** Task brief **
Starting at the line containing "Write a web" and ending at the line containing "1110, bottom: 449", reproduce each line exactly as written, with both end lines included and all pictures omitted.

** Data supplied **
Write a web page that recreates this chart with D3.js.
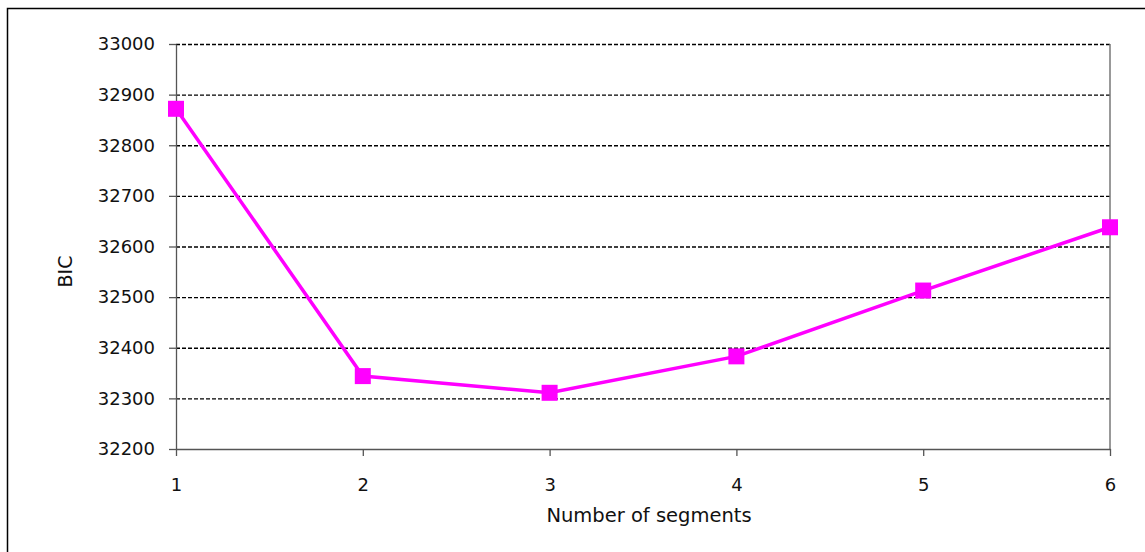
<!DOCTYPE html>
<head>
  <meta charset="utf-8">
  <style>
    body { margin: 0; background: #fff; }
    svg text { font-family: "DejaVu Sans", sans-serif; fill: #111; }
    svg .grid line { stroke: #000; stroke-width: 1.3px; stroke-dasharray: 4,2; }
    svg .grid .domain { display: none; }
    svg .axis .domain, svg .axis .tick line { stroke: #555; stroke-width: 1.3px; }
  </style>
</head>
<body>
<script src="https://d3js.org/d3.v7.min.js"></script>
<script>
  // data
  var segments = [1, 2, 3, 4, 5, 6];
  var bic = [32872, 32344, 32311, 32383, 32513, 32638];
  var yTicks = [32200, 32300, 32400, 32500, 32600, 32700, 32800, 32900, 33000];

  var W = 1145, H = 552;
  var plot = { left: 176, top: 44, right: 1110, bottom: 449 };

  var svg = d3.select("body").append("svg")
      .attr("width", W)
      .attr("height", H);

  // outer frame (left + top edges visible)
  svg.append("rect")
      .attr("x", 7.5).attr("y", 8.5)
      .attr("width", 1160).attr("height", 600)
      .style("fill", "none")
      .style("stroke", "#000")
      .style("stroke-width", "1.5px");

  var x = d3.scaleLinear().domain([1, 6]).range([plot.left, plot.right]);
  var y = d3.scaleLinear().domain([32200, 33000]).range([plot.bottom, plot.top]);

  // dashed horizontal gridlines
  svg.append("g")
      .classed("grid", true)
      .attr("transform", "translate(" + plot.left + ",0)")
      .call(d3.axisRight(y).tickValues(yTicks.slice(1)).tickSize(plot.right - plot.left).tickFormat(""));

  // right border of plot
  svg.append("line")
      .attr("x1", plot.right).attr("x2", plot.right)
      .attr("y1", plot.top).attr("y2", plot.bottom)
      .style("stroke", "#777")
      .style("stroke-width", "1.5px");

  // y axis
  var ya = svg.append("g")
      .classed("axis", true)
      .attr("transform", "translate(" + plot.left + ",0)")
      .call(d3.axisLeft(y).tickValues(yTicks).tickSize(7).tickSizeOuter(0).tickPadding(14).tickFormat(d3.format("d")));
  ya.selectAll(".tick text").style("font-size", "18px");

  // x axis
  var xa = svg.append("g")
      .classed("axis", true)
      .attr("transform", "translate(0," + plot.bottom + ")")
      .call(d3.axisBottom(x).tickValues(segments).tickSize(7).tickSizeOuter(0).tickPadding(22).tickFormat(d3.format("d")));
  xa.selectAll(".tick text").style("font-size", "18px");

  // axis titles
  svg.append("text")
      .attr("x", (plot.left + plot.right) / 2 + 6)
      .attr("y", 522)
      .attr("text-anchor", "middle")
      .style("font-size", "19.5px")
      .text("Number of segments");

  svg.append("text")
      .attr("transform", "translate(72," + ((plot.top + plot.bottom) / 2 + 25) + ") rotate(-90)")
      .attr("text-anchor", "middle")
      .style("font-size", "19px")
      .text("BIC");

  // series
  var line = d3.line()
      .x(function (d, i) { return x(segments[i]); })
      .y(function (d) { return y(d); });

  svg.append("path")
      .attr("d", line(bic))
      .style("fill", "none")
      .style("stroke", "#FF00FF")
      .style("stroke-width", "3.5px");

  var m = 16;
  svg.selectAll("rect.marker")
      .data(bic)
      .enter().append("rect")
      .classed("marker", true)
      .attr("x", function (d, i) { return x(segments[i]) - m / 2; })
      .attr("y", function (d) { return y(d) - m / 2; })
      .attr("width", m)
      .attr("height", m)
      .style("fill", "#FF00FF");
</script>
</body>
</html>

--

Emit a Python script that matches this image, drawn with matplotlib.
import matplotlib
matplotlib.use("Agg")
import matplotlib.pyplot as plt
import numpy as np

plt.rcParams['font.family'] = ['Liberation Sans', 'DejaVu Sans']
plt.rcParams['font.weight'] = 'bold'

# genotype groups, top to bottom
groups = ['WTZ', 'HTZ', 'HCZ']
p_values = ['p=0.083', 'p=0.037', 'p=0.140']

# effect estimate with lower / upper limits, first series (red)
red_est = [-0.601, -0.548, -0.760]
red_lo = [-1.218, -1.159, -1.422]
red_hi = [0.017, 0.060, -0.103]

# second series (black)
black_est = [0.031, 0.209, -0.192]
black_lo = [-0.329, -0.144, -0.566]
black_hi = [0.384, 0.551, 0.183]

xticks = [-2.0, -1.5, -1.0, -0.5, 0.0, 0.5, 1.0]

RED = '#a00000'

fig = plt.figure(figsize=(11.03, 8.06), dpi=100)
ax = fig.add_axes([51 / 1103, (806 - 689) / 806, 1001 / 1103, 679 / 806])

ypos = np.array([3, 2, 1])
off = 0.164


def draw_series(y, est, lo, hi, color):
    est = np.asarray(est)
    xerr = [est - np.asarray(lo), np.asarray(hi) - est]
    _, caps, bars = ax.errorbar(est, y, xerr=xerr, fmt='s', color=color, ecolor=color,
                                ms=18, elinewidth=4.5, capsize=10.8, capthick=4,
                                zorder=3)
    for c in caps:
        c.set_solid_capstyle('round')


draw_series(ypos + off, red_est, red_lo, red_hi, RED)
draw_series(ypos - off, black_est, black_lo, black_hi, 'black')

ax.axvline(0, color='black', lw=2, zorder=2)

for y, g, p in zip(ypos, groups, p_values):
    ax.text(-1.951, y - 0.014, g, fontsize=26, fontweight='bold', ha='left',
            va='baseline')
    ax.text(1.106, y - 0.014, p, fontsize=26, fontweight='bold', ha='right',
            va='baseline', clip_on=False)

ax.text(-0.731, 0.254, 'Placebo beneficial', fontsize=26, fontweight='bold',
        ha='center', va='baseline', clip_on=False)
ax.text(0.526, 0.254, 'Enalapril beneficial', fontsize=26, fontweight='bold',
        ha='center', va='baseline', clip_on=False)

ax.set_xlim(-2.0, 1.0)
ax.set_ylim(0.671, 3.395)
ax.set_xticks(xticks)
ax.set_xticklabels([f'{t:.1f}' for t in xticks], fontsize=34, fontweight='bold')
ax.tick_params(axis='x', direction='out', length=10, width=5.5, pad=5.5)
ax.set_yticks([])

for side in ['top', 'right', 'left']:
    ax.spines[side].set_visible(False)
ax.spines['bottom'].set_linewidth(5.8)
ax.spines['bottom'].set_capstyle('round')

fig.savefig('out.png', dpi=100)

==

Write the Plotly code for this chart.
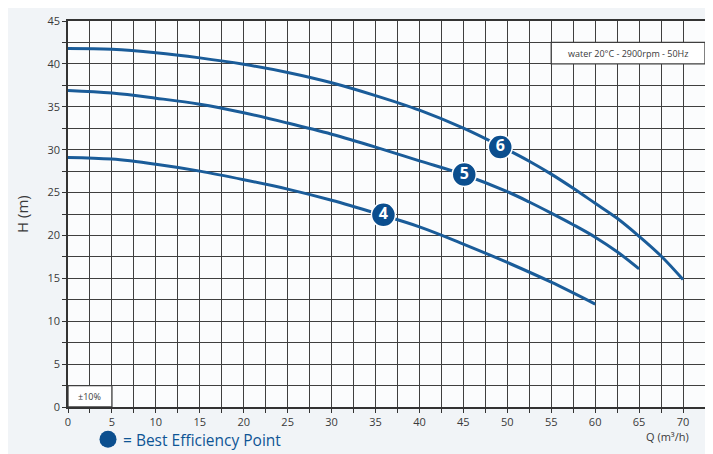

** Written reply **
Write a web page that recreates this chart with D3.js.
<!DOCTYPE html>
<head>
  <meta charset="utf-8">
  <style>
    body { margin: 0; background: #fff; }
    svg text { font-family: "DejaVu Sans", sans-serif; fill: #111; }
    svg .grid line { stroke: #000; stroke-width: 1.3px; stroke-dasharray: 4,2; }
    svg .grid .domain { display: none; }
    svg .axis .domain, svg .axis .tick line { stroke: #555; stroke-width: 1.3px; }
  </style>
</head>
<body>
<script src="https://d3js.org/d3.v7.min.js"></script>
<script>
  // data
  var segments = [1, 2, 3, 4, 5, 6];
  var bic = [32872, 32344, 32311, 32383, 32513, 32638];
  var yTicks = [32200, 32300, 32400, 32500, 32600, 32700, 32800, 32900, 33000];

  var W = 1145, H = 552;
  var plot = { left: 176, top: 44, right: 1110, bottom: 449 };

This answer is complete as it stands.